Tuesday, 05 April 2016 11:06

Driving at night for the first time, or under any different conditions for that matter, can be a little confronting.

Night driving requires more concentration. Changing light conditions can cause impairment of vision and depth perception.

Common sense says follow the same road rules as during the day. But there are some extra things you can do to prepare yourself for your first night drive.

Before you hit the road

  • Check all your lights are working and clean.
  • Clean your windows.
  • Check for any unknowns such as steep hills or sharp corners (esp. if you are driving somewhere new).
  • Reconsider your need to drive. If you’ll be out late or there’s a chance you might drink – catch a taxi or public transport instead.
  • Check the position of your rear vision mirror.

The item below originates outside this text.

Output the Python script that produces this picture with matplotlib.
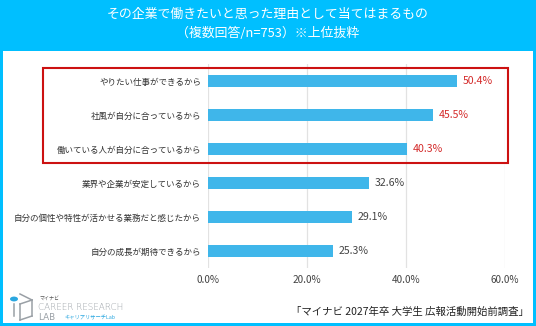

Adjust to avoid the headlights of other cars if possible.

On the road

  • Always keep to the left.
  • Always drive with your headlights on.
  • Make use of your high-beams. Take the time to understand how to use them correctly. For starters, don’t high-beam oncoming drivers.
  • Dip your lights for oncoming cars or when following other cars.
  • Keep your eyes moving and alert to what is happening around you. Try not to focus your vision on one point for too long.
  • Keep an eye out for pedestrians, cyclists and animals – they can be hard to see at night.
  • Avoid looking directly into oncoming headlights; they can blind your vision. If you can’t see properly, slow down or stop.
  • Limit distractions. Phones are obviously a no go, loud music or friends can also be a distraction.
  • Increase the distance between you and the car in front. This will give you more time to spot any hazards and react.
  • If you have a long night drive ahead, plan stops along the way.
  • If you feel tired at all, pull over and stop the car. Consider sleeping somewhere for the night, there are lots of great campgrounds around WA.

Driving at night does take more skill than during the day. There is no shame in choosing not to drive in conditions that make you uncomfortable, or nervous.

Alas, not all of us are cut out for that long haul night train (or parallel parking!)